[Objective]: Only the lines from the one containing "Convert this diagram to TikZ code." through the one containing "(b2.north -| k2);" should be output, both ends included and exactly as they appear, minus any pictures.

======== Available records

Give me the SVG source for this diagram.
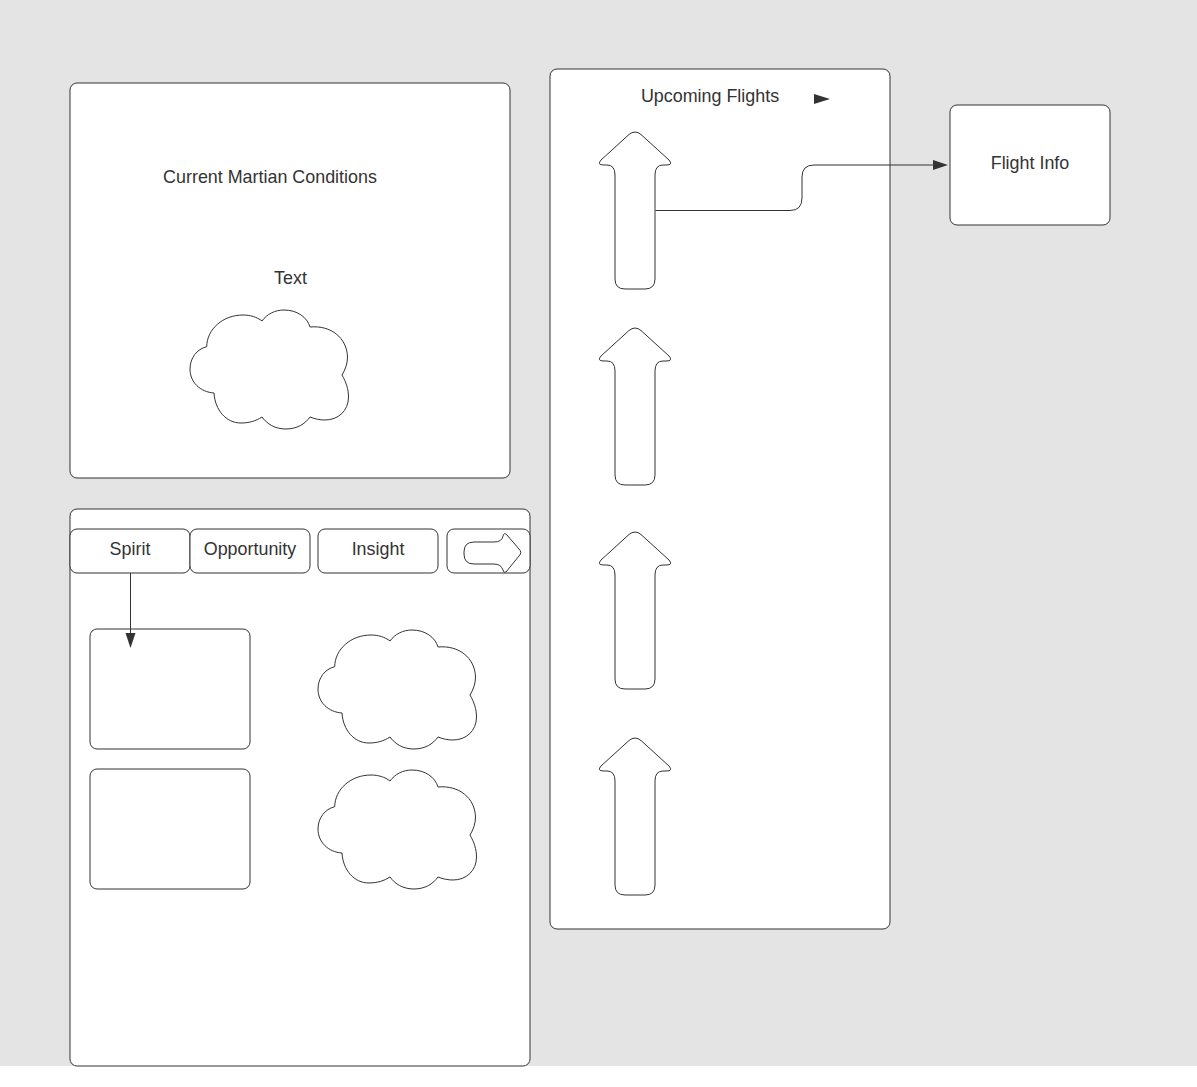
<svg xmlns="http://www.w3.org/2000/svg" width="1197" height="1087" viewBox="0 0 1197 1087">
<style>
.s{fill:#fff;stroke:#333;stroke-width:1;stroke-linejoin:round}
.c{fill:none;stroke:#333;stroke-width:1}
.h{fill:#333;stroke:none}
text{font-family:"Liberation Sans",Arial,sans-serif;font-size:17.9px;fill:#333;text-anchor:middle}
</style>
<defs>
<path id="cloud" class="s" d="M206.700 346.700C207 329 223 315 243 315C250 315 257 317 262 321C267 314 275 310 284 310C297 310 307 317 310 327C331 325 347 338 347.500 357C347.500 364 345 370 342 375C346 382 348.500 389 348.500 397C348.500 411 338 420 325 420C320 420 315 419 310 417C305 424 297 429 286 429C275 429 267 424 262 417C256 421 249 423 241 423C226 423 215 410 214 393C200 392 190 382 190 369C190 358 197 349 206.700 346.700Z"/>
<path id="up" class="s" d="M629 134.500Q635 129.500 641 134.500L669 160Q673.500 165 666 165L663 165Q655 165 655 175L655 279Q655 289 645 289L625 289Q615 289 615 279L615 175Q615 165 607 165L604 165Q596.500 165 601 160Z"/>
</defs>
<rect width="1197" height="1066" fill="#e4e4e4"/>
<g id="panel-conditions"><rect class="s" x="70" y="83" width="440" height="395" rx="7"/>
<text x="270" y="183">Current Martian Conditions</text>
<text x="290.500" y="284">Text</text></g>
<g id="cloud-conditions"><use href="#cloud"/></g>
<g id="panel-rovers"><rect class="s" x="70" y="509" width="460" height="557" rx="7"/></g>
<g id="tab-spirit"><rect class="s" x="70" y="529" width="120" height="44" rx="7"/><text x="130" y="555">Spirit</text></g>
<g id="tab-opportunity"><rect class="s" x="190" y="529" width="120" height="44" rx="7"/><text x="250" y="555">Opportunity</text></g>
<g id="tab-insight"><rect class="s" x="318" y="529" width="120" height="44" rx="7"/><text x="378" y="555">Insight</text></g>
<g id="tab-next"><rect class="s" x="447" y="529" width="83" height="44" rx="7"/>
<path class="s" d="M474 542L494 542Q502 542 503 536Q504 532 507 535L519 549Q522.500 552.500 519 556L506 572Q504 574 503 570Q501 564 494 564L474 564Q464 564 464 554L464 552Q464 542 474 542Z"/></g>
<g id="box-1"><rect class="s" x="90" y="629" width="160" height="120" rx="7"/></g>
<g id="box-2"><rect class="s" x="90" y="769" width="160" height="120" rx="7"/></g>
<g id="cloud-1"><use href="#cloud" x="128" y="320"/></g>
<g id="cloud-2"><use href="#cloud" x="128" y="460"/></g>
<g id="panel-flights"><rect class="s" x="550" y="69" width="340" height="860" rx="7"/><text x="710" y="102">Upcoming Flights</text></g>
<g id="flight-1"><use href="#up"/></g>
<g id="flight-2"><use href="#up" y="196"/></g>
<g id="flight-3"><use href="#up" y="400"/></g>
<g id="flight-4"><use href="#up" y="606"/></g>
<g id="flight-info"><rect class="s" x="950" y="105" width="160" height="120" rx="7"/><text x="1030" y="169">Flight Info</text></g>
<g id="connectors">
<path class="c" d="M130.500 573L130.500 634"/>
<polygon class="h" points="125.500,633 135.500,633 130.500,648"/>
<path class="c" d="M655.500 210.500L790 210.500Q802 210.500 802 198L802 177Q802 165 814 165L934 165"/>
<polygon class="h" points="933,160 948,165 933,170"/>
<polygon class="h" points="814,94 830,99 814,104"/>
</g>
</svg>
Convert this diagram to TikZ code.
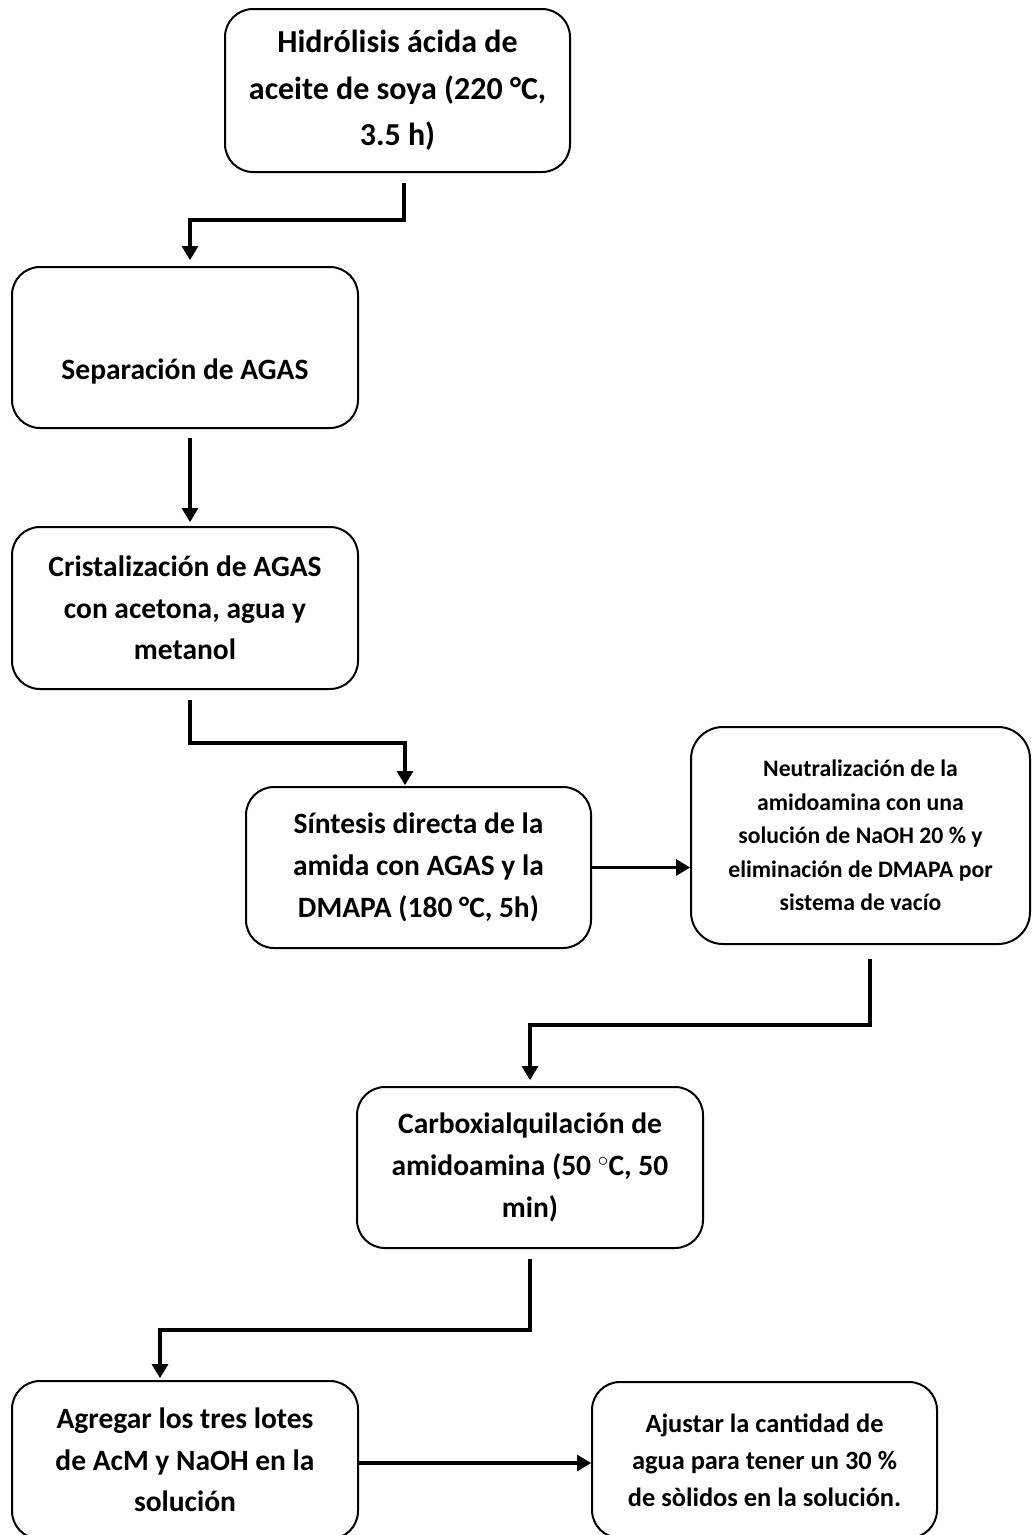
\documentclass[tikz,border=0pt]{standalone}
\usepackage{fontspec}
\setmainfont{Carlito}
\usetikzlibrary{arrows.meta}
\tikzset{
  box/.style={draw, line width=2pt, rounded corners=28pt, inner sep=0pt, align=center,
    font=\bfseries\fontsize{29.5}{41.7}\selectfont},
  conn/.style={line width=3.5pt, line cap=butt,
    -{Triangle[width=17pt,length=14pt,line width=0pt]}},
}
\begin{document}
\begin{tikzpicture}[x=1pt,y=-1pt]
\useasboundingbox (0,0) rectangle (1032,1535);
\clip (0,0) rectangle (1032,1535);

\node[box, minimum width=345pt, minimum height=163pt,
  font=\bfseries\fontsize{32}{46.5}\selectfont] (b1) at (397.5,90.5)
  {Hidrólisis ácida de\\aceite de soya (220 °C,\\3.5 h)};
\node[box, minimum width=346pt, minimum height=161pt, text height=74pt, text depth=11pt]
  (b2) at (185,347.5) {Separación de AGAS};
\node[box, minimum width=346pt, minimum height=162pt] (b3) at (185,608)
  {Cristalización de AGAS\\con acetona, agua y\\metanol};
\node[box, minimum width=345pt, minimum height=161pt] (b4) at (418.5,867.5)
  {Síntesis directa de la\\amida con AGAS y la\\DMAPA (180 °C, 5h)};
\node[box, minimum width=339pt, minimum height=217pt, rounded corners=32pt,
  font=\bfseries\fontsize{23.7}{33.5}\selectfont] (b5) at (860.5,835.5)
  {Neutralización de la\\amidoamina con una\\solución de NaOH 20 \% y\\eliminación de DMAPA por\\sistema de vacío};
\node[box, minimum width=346pt, minimum height=161pt] (b6) at (530,1167.5)
  {Carboxialquilación de\\amidoamina (50 $^{\circ}$C, 50\\min)};
\node[box, minimum width=346pt, minimum height=158pt] (b7) at (185,1460)
  {Agregar los tres lotes\\de AcM y NaOH en la\\solución};
\node[box, minimum width=345pt, minimum height=156pt,
  font=\bfseries\fontsize{26.4}{37}\selectfont] (b8) at (764.5,1460)
  {Ajustar la cantidad de\\agua para tener un 30 \%\\de sòlidos en la solución.};

% connectors
\coordinate (k1) at (404,220);
\coordinate (k2) at (190,220);
\draw[conn, shorten <=10pt, shorten >=6pt] (b1.south -| k1) -- (k1) -- (k2) -- (b2.north -| k2);

\coordinate (k3) at (190,480);
\draw[conn, shorten <=9pt, shorten >=4pt] (b2.south -| k3) -- (b3.north -| k3);

\coordinate (k4) at (190,743);
\coordinate (k5) at (405,743);
\draw[conn, shorten <=10pt, shorten >=1pt] (b3.south -| k4) -- (k4) -- (k5) -- (b4.north -| k5);

\draw[conn] (b4.east) -- (b5.west |- b4.east);

\coordinate (k6) at (870,1025);
\coordinate (k7) at (530,1025);
\draw[conn, shorten <=14pt, shorten >=6pt] (b5.south -| k6) -- (k6) -- (k7) -- (b6.north -| k7);

\coordinate (k8) at (530,1330);
\coordinate (k9) at (160,1330);
\draw[conn, shorten <=10pt, shorten >=2pt] (b6.south -| k8) -- (k8) -- (k9) -- (b7.north -| k9);

\coordinate (k10) at (0,1463);
\draw[conn] (b7.east |- k10) -- (b8.west |- k10);
\end{tikzpicture}
\end{document}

================

[Solution to this problem]:
Convert this diagram to TikZ code.
\documentclass[tikz,border=0pt]{standalone}
\usepackage{fontspec}
\setmainfont{Carlito}
\usetikzlibrary{arrows.meta}
\tikzset{
  box/.style={draw, line width=2pt, rounded corners=28pt, inner sep=0pt, align=center,
    font=\bfseries\fontsize{29.5}{41.7}\selectfont},
  conn/.style={line width=3.5pt, line cap=butt,
    -{Triangle[width=17pt,length=14pt,line width=0pt]}},
}
\begin{document}
\begin{tikzpicture}[x=1pt,y=-1pt]
\useasboundingbox (0,0) rectangle (1032,1535);
\clip (0,0) rectangle (1032,1535);

\node[box, minimum width=345pt, minimum height=163pt,
  font=\bfseries\fontsize{32}{46.5}\selectfont] (b1) at (397.5,90.5)
  {Hidrólisis ácida de\\aceite de soya (220 °C,\\3.5 h)};
\node[box, minimum width=346pt, minimum height=161pt, text height=74pt, text depth=11pt]
  (b2) at (185,347.5) {Separación de AGAS};
\node[box, minimum width=346pt, minimum height=162pt] (b3) at (185,608)
  {Cristalización de AGAS\\con acetona, agua y\\metanol};
\node[box, minimum width=345pt, minimum height=161pt] (b4) at (418.5,867.5)
  {Síntesis directa de la\\amida con AGAS y la\\DMAPA (180 °C, 5h)};
\node[box, minimum width=339pt, minimum height=217pt, rounded corners=32pt,
  font=\bfseries\fontsize{23.7}{33.5}\selectfont] (b5) at (860.5,835.5)
  {Neutralización de la\\amidoamina con una\\solución de NaOH 20 \% y\\eliminación de DMAPA por\\sistema de vacío};
\node[box, minimum width=346pt, minimum height=161pt] (b6) at (530,1167.5)
  {Carboxialquilación de\\amidoamina (50 $^{\circ}$C, 50\\min)};
\node[box, minimum width=346pt, minimum height=158pt] (b7) at (185,1460)
  {Agregar los tres lotes\\de AcM y NaOH en la\\solución};
\node[box, minimum width=345pt, minimum height=156pt,
  font=\bfseries\fontsize{26.4}{37}\selectfont] (b8) at (764.5,1460)
  {Ajustar la cantidad de\\agua para tener un 30 \%\\de sòlidos en la solución.};

% connectors
\coordinate (k1) at (404,220);
\coordinate (k2) at (190,220);
\draw[conn, shorten <=10pt, shorten >=6pt] (b1.south -| k1) -- (k1) -- (k2) -- (b2.north -| k2);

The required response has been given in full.